The fourth undeniable fact is that the country’s fiscal budget will continue to feel the stress in the years ahead. One cannot help but be struck by how little the very wealthy are taxed. It is imperative that this broken system receives a comprehensive overhaul. Similar taxation reforms are sorely needed in the real estate area. A major reassessment needs to take place in order to more accurately reflect the new market value of real estate pricing and hence taxes levied.
The fifth undeniable fact is that while economic reforms will continue, political reforms are unlikely to follow suit at anywhere near the same pace. This leadership appears to be extremely comfortable with its ability to hold on to power. The young leader appears to be in an absolute control of his country. Those that refuse to believe this are denying what seems to be the obvious. In this atmosphere, the pressure to offer political concessions is close to nil. The late Hafez Assad had built an incredible security apparatus that has come to resemble a fortress. It did not take the new President much time to fully appreciate the value of this intricate system that he had inherited. It seems inconceivable that he will take any risk in this area. Calls for political reform will be viewed as nothing but a trap and a slippery slope that must be avoided. Human rights advocates, for example, are likely to be sorely disappointed with the government’s willingness to deliver.

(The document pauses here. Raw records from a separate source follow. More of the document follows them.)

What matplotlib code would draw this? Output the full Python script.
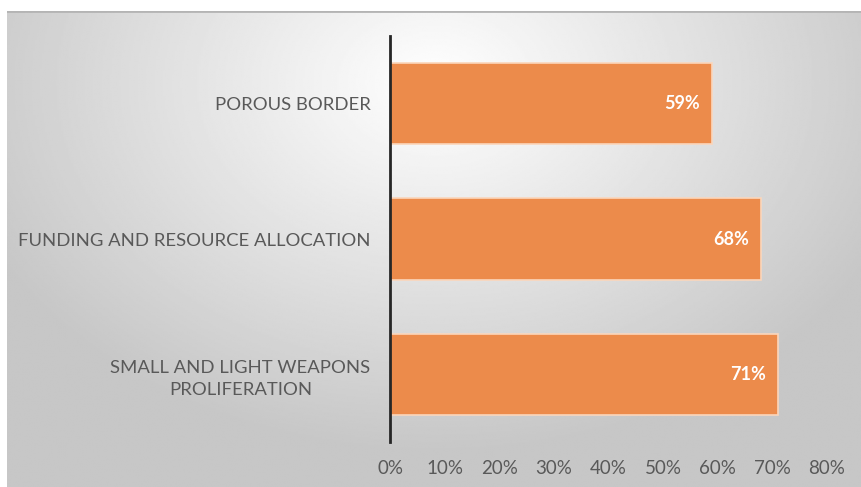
import numpy as np
import matplotlib.pyplot as plt

categories = ['SMALL AND LIGHT WEAPONS\nPROLIFERATION',
              'FUNDING AND RESOURCE ALLOCATION',
              'POROUS BORDER']
values = [0.71, 0.68, 0.59]
value_labels = ['71%', '68%', '59%']
tick_values = [0, 0.1, 0.2, 0.3, 0.4, 0.5, 0.6, 0.7, 0.8]
tick_labels = ['0%', '10%', '20%', '30%', '40%', '50%', '60%', '70%', '80%']

plt.rcParams['font.family'] = ['Lato', 'DejaVu Sans']

fig = plt.figure(figsize=(8.61, 4.87), dpi=100)
fig.patch.set_facecolor('white')

# gradient background panel
bg = fig.add_axes([7 / 861, 0, 1 - 7 / 861, 1 - 11 / 487])
ny, nx = 300, 500
yy, xx = np.mgrid[0:ny, 0:nx]
cx, cy = 0.5 * nx, 0.15 * ny
r = np.sqrt(((xx - cx) / nx) ** 2 + ((yy - cy) / ny * 0.75) ** 2)
shade = np.clip(1.0 - r * 0.38, 0.78, 1.0)
bg.imshow(shade, cmap='gray', vmin=0, vmax=1, aspect='auto',
          extent=[0, 1, 0, 1], interpolation='bilinear')
bg.axhline(1, color='#b4b4b4', lw=2)
bg.set_xlim(0, 1)
bg.set_ylim(0, 1)
bg.axis('off')

ax = fig.add_axes([390 / 861, 1 - 442 / 487, (827 - 390) / 861, (442 - 36) / 487])
ax.patch.set_alpha(0)
y = np.arange(len(categories))
ax.barh(y, values, height=0.6, color='#ec8b4b', edgecolor='#fbd6bb', linewidth=1.2)
for yi, v, lab in zip(y, values, value_labels):
    ax.text(v - 0.022, yi, lab, ha='right', va='center', color='white',
            fontsize=13, fontweight='bold')

ax.set_xlim(0, 0.8)
ax.set_ylim(-0.5, 2.5)
ax.set_xticks(tick_values)
ax.set_xticklabels(tick_labels)
ax.set_yticks(y)
ax.set_yticklabels(categories, multialignment='center', linespacing=1.45)
ax.tick_params(axis='both', length=0, colors='#595959')
ax.tick_params(axis='x', pad=13, labelsize=13.5)
ax.tick_params(axis='y', pad=14, labelsize=13.3)
for s in ['top', 'right', 'bottom']:
    ax.spines[s].set_visible(False)
ax.spines['left'].set_color('#262626')
ax.spines['left'].set_linewidth(2)

fig.savefig('out.png', dpi=100)
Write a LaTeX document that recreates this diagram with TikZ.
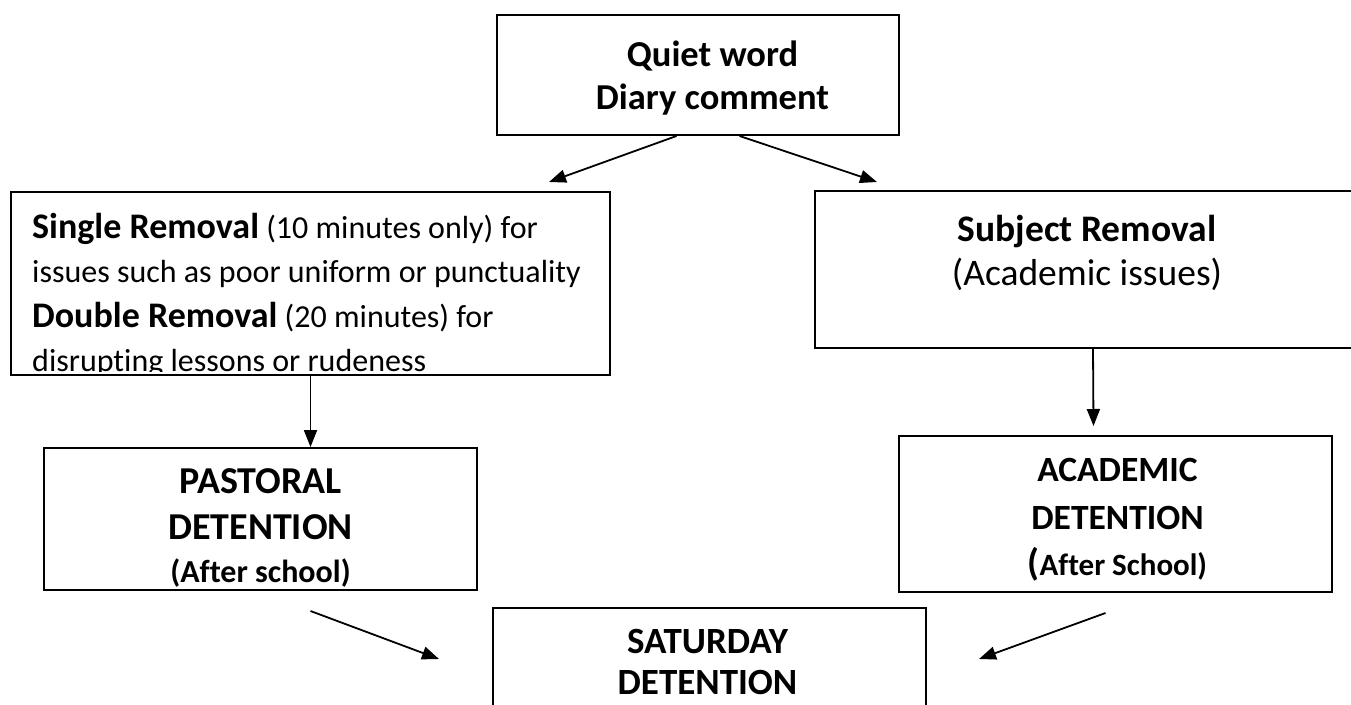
\documentclass[tikz,border=0pt]{standalone}
\usepackage{fontspec}
\setmainfont{Carlito}[RawFeature=-liga]
\usetikzlibrary{arrows.meta,calc}
\tikzset{
  box/.style={draw, line width=2pt, inner sep=0pt},
  words/.style={inner sep=0pt, align=center, anchor=north},
  flow/.style={-{Triangle[length=17pt,width=13pt]}, line width=1.8pt},
}
\begin{document}
\begin{tikzpicture}[x=1pt,y=-1pt]
\useasboundingbox (0,0) rectangle (1351,704);
% boxes
\node[box, minimum width=402, minimum height=120] (quiet) at (697.5,75) {};
\node[box, minimum width=599, minimum height=183] (single) at (310.5,283.5) {};
\node[box, minimum width=550, minimum height=157] (subject) at (1090,269.5) {};
\node[box, minimum width=433, minimum height=142] (pastoral) at (260.5,519) {};
\node[box, minimum width=433, minimum height=156] (academic) at (1115.5,514) {};
\node[box, minimum width=433, minimum height=200] (saturday) at (709.5,708) {};
% texts
\node[words, font=\bfseries\fontsize{36.5}{43}\selectfont] (quiettext) at ($(quiet.north)+(15,27)$) {Quiet word\\Diary comment};
\begin{scope}
\clip (single.north west) rectangle ($(single.south east)+(0,-5)$);
\node[inner sep=0pt, anchor=north west, align=left, font=\fontsize{32}{44.5}\selectfont] (singletext) at ($(single.north west)+(22,22)$) {{\fontsize{36}{44.5}\selectfont\bfseries Single Removal} (10 minutes only) for\\issues such as poor uniform or punctuality\\{\fontsize{36}{44.5}\selectfont\bfseries Double Removal} (20 minutes) for\\disrupting lessons or rudeness};
\end{scope}
\node[words, font=\fontsize{37.5}{44}\selectfont] (subjecttext) at ($(subject.north)+(-3,25)$) {\textbf{Subject Removal}\\(Academic issues)};
\node[words, font=\bfseries\fontsize{38}{46}\selectfont] (pastoraltext) at ($(pastoral.north)+(0,21)$) {PASTORAL\\DETENTION\\[-3pt]{\fontsize{32}{32}\selectfont(After school)}};
\node[words, font=\bfseries\fontsize{35.5}{48}\selectfont] (academictext) at ($(academic.north)+(2,23)$) {ACADEMIC\\DETENTION\\[-2pt]{\fontsize{38}{38}\selectfont(}{\fontsize{31}{31}\selectfont After School)}};
\node[words, font=\bfseries\fontsize{37}{41}\selectfont] (saturdaytext) at ($(saturday.north)+(-2,22)$) {SATURDAY\\DETENTION};
% arrows
\draw[flow] ($(quiet.south)+(-21,0)$) -- ($(single.north east)+(-62,-9)$);
\draw[flow] ($(quiet.south)+(42,0)$) -- ($(subject.north west)+(63,-8)$);
\draw[flow] (single.south) -- (single.south |- pastoral.north);
\draw[flow] ($(subject.south)+(3,0)$) -- ($(academic.north)+(-22,-9)$);
\draw[flow] ($(pastoral.south)+(50,20)$) -- ($(saturday.north west)+(-53,52)$);
\draw[flow] ($(academic.south)+(-10,20)$) -- ($(saturday.north east)+(52,52)$);
\end{tikzpicture}
\end{document}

Bashar is steadily but slowly dismantling the old socialist nature of his father’s reign. He is too clever and too cautious to do this on faster scale. He is fully aware of the economic challenges faced by the vast majority of his people. Given the need to grow the economy and fix his country’s fiscal mess, opening the economy to foreign direct investments is a decision that is irreversible. The rich will continue to get richer in this environment. On the political front, Bashar is unlikely to loosen his grip and institute any significant reforms. Egypt has been down this before and it may well offer a similar model of more economic liberalism without the political reforms to match. Come to think of it, is the ultra successful economic model of Dubai any different?